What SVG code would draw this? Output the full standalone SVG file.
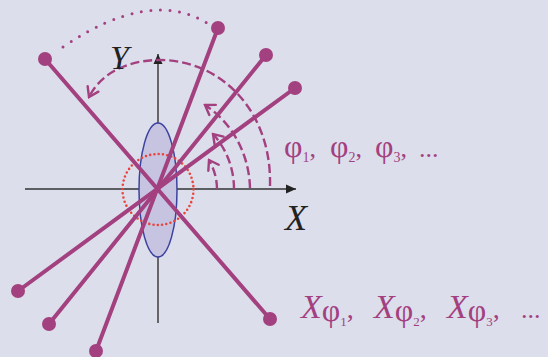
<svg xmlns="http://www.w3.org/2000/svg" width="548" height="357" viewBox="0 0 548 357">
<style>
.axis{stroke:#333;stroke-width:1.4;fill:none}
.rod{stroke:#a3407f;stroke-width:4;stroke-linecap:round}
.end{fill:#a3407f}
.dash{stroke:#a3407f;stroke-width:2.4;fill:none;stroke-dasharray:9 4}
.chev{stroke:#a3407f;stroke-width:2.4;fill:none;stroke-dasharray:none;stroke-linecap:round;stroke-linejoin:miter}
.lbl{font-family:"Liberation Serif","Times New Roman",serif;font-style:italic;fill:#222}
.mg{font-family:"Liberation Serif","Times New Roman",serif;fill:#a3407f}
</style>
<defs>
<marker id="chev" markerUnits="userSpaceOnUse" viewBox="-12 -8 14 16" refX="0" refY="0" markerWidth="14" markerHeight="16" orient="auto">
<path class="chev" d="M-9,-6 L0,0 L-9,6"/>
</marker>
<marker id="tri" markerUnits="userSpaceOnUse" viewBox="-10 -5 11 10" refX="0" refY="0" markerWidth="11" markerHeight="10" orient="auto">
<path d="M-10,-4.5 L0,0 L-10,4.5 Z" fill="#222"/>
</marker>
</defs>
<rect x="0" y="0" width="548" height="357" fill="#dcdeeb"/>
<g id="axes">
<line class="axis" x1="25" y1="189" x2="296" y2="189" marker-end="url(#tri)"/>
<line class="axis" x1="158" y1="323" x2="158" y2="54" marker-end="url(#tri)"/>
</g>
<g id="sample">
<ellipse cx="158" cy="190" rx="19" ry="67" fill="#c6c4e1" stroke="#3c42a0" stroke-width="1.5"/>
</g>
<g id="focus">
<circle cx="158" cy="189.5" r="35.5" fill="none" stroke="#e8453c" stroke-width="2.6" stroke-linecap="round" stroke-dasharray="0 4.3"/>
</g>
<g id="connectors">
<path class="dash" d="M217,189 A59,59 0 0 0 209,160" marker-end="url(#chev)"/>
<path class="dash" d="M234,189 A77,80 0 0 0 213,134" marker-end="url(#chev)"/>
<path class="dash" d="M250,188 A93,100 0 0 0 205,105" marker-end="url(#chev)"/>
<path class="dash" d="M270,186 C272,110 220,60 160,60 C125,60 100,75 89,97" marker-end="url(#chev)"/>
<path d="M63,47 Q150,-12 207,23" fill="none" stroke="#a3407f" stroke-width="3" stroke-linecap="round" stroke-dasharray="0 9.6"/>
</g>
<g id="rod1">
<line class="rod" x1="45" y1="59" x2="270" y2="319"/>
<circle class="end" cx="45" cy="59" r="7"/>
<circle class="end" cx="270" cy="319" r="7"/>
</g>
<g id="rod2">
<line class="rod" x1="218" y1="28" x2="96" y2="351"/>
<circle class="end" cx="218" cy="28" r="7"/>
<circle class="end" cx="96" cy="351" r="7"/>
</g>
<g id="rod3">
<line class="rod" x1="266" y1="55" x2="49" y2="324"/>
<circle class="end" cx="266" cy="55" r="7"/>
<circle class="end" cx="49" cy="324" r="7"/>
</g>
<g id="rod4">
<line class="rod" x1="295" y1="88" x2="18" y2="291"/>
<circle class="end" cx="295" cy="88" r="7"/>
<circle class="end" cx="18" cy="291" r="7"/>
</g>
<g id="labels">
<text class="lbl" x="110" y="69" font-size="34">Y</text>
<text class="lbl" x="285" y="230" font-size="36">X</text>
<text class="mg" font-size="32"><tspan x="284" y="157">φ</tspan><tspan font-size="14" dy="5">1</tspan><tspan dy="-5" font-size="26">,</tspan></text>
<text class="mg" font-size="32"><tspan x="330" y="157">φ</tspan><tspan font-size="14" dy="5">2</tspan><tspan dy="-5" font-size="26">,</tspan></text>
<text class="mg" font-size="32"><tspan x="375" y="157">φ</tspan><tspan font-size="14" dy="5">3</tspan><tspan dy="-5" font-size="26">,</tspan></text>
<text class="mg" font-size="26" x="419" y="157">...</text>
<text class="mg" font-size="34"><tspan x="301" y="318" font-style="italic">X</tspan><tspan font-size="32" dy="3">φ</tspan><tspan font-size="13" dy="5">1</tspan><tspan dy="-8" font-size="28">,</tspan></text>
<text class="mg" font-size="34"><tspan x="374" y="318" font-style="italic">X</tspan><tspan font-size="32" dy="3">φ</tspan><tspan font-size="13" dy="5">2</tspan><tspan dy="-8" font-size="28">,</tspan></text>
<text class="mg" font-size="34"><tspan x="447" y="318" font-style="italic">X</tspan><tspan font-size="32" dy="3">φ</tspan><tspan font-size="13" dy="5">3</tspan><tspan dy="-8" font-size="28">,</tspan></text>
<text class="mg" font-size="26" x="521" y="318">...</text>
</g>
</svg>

********

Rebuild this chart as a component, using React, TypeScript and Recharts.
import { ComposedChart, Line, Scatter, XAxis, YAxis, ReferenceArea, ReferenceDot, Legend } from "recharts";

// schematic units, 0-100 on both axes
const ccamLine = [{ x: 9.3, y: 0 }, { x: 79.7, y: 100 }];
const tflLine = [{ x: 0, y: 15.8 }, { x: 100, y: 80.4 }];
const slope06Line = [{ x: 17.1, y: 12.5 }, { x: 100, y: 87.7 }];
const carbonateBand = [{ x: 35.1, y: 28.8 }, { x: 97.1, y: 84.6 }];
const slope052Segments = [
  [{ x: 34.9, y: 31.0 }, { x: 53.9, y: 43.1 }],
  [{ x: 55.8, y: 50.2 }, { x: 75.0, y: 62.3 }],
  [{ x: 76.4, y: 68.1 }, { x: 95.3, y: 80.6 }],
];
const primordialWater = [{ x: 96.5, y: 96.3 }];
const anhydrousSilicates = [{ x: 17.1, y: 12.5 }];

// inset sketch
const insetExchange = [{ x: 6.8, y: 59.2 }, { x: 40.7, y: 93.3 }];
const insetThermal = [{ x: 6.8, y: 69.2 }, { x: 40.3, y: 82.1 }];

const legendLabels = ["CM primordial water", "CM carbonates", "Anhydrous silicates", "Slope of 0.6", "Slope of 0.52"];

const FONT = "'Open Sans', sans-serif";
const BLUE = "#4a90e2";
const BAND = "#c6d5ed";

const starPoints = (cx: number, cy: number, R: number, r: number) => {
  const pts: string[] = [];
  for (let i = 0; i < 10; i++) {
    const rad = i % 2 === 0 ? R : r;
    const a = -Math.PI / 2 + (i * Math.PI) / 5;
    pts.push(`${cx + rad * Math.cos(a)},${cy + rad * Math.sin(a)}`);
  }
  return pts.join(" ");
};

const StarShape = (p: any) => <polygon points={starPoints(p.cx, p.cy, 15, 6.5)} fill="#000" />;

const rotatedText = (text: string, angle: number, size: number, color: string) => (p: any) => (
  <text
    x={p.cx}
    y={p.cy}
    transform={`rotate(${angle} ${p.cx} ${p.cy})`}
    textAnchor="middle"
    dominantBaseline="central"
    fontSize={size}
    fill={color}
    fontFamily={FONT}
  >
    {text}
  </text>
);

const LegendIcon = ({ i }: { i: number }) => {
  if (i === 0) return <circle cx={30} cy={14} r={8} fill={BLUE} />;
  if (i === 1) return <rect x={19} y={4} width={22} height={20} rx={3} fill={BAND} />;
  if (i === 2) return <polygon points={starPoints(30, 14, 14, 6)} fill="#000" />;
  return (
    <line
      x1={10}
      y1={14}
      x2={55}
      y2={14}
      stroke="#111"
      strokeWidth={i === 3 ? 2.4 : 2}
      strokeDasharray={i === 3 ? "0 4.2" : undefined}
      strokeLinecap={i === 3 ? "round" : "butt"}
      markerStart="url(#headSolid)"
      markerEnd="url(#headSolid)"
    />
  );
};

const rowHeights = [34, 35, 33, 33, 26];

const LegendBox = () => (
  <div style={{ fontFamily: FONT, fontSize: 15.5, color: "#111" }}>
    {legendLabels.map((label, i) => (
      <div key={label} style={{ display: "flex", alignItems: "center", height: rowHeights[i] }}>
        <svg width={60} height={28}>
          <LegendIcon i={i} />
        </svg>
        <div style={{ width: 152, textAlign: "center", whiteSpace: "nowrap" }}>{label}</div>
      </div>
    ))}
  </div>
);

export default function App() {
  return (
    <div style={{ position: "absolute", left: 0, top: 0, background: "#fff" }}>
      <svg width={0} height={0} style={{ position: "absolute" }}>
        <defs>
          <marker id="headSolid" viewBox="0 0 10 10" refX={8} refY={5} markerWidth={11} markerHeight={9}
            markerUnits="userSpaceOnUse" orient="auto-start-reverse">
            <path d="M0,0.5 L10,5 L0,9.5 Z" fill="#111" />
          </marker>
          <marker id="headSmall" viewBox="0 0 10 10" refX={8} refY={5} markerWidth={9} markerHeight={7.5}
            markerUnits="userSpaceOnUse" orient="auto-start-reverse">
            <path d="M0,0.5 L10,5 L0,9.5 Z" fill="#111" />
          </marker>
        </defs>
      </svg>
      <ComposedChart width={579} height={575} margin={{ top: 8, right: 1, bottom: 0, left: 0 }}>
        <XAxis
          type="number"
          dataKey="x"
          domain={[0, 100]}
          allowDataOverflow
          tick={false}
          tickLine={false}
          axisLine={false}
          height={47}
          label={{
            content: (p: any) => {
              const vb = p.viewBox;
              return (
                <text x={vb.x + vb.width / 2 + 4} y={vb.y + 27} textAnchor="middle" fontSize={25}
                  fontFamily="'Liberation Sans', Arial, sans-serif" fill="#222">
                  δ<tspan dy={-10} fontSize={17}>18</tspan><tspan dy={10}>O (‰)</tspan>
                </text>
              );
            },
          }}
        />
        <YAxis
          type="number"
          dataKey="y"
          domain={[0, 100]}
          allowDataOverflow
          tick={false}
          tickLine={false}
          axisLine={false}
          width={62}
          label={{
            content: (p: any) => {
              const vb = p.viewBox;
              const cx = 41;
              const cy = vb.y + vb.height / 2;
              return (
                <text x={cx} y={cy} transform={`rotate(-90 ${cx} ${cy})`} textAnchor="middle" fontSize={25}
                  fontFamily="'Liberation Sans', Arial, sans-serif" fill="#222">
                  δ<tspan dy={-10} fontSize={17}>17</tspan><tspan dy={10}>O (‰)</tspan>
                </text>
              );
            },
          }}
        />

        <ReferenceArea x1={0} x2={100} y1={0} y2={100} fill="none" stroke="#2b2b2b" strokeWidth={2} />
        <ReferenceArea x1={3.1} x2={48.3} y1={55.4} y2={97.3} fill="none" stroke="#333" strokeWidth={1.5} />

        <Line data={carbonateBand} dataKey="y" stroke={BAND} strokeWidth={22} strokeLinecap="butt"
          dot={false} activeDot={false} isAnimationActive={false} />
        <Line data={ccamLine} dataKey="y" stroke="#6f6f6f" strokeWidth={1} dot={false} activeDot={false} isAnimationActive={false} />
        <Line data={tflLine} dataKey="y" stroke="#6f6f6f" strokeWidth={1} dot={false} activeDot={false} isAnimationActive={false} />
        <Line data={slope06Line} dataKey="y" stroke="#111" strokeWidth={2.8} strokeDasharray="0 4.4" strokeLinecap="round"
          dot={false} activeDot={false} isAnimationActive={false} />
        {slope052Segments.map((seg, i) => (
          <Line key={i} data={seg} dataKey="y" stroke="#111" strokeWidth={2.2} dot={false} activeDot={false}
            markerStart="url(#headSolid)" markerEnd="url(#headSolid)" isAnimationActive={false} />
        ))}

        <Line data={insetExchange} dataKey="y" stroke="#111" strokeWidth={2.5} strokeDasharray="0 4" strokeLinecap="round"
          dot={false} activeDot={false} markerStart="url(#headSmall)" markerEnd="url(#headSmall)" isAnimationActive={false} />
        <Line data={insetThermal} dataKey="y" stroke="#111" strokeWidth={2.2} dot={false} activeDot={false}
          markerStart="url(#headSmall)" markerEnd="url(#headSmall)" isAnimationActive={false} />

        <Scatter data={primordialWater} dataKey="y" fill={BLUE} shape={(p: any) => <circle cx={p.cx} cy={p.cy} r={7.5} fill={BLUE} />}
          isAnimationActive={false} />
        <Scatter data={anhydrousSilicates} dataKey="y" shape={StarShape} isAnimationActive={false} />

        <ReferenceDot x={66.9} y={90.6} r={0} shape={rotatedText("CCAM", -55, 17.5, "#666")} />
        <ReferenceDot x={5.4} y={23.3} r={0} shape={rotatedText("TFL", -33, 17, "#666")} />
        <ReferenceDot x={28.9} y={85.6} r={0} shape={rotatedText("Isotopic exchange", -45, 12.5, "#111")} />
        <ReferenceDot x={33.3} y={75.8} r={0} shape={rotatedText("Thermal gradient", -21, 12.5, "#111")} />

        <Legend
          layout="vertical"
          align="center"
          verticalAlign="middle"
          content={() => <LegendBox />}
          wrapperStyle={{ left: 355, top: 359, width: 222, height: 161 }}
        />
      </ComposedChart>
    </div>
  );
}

********

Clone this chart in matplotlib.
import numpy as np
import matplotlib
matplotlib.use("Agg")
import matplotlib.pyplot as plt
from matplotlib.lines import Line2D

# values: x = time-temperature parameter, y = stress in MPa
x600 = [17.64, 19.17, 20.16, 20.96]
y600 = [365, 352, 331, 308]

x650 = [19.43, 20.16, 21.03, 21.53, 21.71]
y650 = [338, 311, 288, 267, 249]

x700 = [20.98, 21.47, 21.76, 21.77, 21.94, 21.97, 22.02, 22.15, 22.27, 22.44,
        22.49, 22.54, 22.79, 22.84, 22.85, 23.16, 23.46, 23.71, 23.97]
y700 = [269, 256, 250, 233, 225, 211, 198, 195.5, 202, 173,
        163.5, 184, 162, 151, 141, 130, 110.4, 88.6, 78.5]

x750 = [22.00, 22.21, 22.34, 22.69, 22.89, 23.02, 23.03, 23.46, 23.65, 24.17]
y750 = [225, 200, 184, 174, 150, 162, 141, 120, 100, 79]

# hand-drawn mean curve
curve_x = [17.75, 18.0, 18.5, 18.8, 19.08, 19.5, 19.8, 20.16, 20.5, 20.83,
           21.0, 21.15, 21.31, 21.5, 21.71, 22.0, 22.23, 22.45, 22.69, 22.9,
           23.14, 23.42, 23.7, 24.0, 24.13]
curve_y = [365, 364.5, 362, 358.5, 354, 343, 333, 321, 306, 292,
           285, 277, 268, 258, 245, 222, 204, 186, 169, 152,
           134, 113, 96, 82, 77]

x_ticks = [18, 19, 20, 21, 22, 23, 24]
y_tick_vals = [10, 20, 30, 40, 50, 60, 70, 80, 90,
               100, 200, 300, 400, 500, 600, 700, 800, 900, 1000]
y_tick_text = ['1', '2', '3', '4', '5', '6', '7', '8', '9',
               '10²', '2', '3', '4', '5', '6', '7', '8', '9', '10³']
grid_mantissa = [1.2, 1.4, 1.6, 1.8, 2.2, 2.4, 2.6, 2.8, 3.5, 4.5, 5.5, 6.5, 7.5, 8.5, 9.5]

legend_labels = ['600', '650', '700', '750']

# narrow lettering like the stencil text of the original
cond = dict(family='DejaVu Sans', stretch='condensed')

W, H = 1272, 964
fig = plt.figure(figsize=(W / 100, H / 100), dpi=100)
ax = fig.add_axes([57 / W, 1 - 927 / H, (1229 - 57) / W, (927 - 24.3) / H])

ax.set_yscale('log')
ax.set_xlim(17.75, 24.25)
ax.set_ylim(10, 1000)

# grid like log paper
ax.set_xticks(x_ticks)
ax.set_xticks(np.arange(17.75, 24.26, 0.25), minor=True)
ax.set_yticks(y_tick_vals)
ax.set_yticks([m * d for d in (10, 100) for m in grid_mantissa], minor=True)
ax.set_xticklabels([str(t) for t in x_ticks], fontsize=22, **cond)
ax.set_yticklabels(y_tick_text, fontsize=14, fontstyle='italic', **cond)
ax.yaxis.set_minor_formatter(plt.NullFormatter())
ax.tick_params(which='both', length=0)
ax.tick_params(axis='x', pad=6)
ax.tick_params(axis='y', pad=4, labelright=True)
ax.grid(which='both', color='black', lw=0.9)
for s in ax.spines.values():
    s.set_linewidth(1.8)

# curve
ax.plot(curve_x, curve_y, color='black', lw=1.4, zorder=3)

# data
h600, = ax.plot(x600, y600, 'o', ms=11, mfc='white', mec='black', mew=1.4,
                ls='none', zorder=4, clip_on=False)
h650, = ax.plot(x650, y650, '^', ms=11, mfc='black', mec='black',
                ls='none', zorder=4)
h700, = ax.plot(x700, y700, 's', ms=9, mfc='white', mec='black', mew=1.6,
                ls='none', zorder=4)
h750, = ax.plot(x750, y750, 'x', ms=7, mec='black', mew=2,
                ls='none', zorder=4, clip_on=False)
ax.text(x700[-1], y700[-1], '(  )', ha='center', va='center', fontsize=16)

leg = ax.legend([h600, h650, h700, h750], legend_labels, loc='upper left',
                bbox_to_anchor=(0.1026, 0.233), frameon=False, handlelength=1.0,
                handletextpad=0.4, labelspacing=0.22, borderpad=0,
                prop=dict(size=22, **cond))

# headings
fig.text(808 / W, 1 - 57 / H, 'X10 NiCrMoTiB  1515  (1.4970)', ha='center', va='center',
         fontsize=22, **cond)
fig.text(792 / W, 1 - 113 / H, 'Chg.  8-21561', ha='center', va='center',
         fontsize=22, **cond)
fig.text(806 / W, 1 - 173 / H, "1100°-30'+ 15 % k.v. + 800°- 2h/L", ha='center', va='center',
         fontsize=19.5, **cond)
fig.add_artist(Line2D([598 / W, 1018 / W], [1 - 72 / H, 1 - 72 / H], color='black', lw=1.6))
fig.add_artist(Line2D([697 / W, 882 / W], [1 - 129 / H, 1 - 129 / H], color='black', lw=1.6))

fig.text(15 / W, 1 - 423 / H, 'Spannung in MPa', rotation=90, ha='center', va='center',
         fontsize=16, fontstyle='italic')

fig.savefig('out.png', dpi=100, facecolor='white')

********

Task requirements: Reproduce exactly the lines from the line with "Clone this chart in matplotlib." through the line with "cond = dict(family='DejaVu", both end lines included, and only those lines.

Expected answer:
Clone this chart in matplotlib.
import numpy as np
import matplotlib
matplotlib.use("Agg")
import matplotlib.pyplot as plt
from matplotlib.lines import Line2D

# values: x = time-temperature parameter, y = stress in MPa
x600 = [17.64, 19.17, 20.16, 20.96]
y600 = [365, 352, 331, 308]

x650 = [19.43, 20.16, 21.03, 21.53, 21.71]
y650 = [338, 311, 288, 267, 249]

x700 = [20.98, 21.47, 21.76, 21.77, 21.94, 21.97, 22.02, 22.15, 22.27, 22.44,
        22.49, 22.54, 22.79, 22.84, 22.85, 23.16, 23.46, 23.71, 23.97]
y700 = [269, 256, 250, 233, 225, 211, 198, 195.5, 202, 173,
        163.5, 184, 162, 151, 141, 130, 110.4, 88.6, 78.5]

x750 = [22.00, 22.21, 22.34, 22.69, 22.89, 23.02, 23.03, 23.46, 23.65, 24.17]
y750 = [225, 200, 184, 174, 150, 162, 141, 120, 100, 79]

# hand-drawn mean curve
curve_x = [17.75, 18.0, 18.5, 18.8, 19.08, 19.5, 19.8, 20.16, 20.5, 20.83,
           21.0, 21.15, 21.31, 21.5, 21.71, 22.0, 22.23, 22.45, 22.69, 22.9,
           23.14, 23.42, 23.7, 24.0, 24.13]
curve_y = [365, 364.5, 362, 358.5, 354, 343, 333, 321, 306, 292,
           285, 277, 268, 258, 245, 222, 204, 186, 169, 152,
           134, 113, 96, 82, 77]

x_ticks = [18, 19, 20, 21, 22, 23, 24]
y_tick_vals = [10, 20, 30, 40, 50, 60, 70, 80, 90,
               100, 200, 300, 400, 500, 600, 700, 800, 900, 1000]
y_tick_text = ['1', '2', '3', '4', '5', '6', '7', '8', '9',
               '10²', '2', '3', '4', '5', '6', '7', '8', '9', '10³']
grid_mantissa = [1.2, 1.4, 1.6, 1.8, 2.2, 2.4, 2.6, 2.8, 3.5, 4.5, 5.5, 6.5, 7.5, 8.5, 9.5]

legend_labels = ['600', '650', '700', '750']

# narrow lettering like the stencil text of the original
cond = dict(family='DejaVu Sans', stretch='condensed')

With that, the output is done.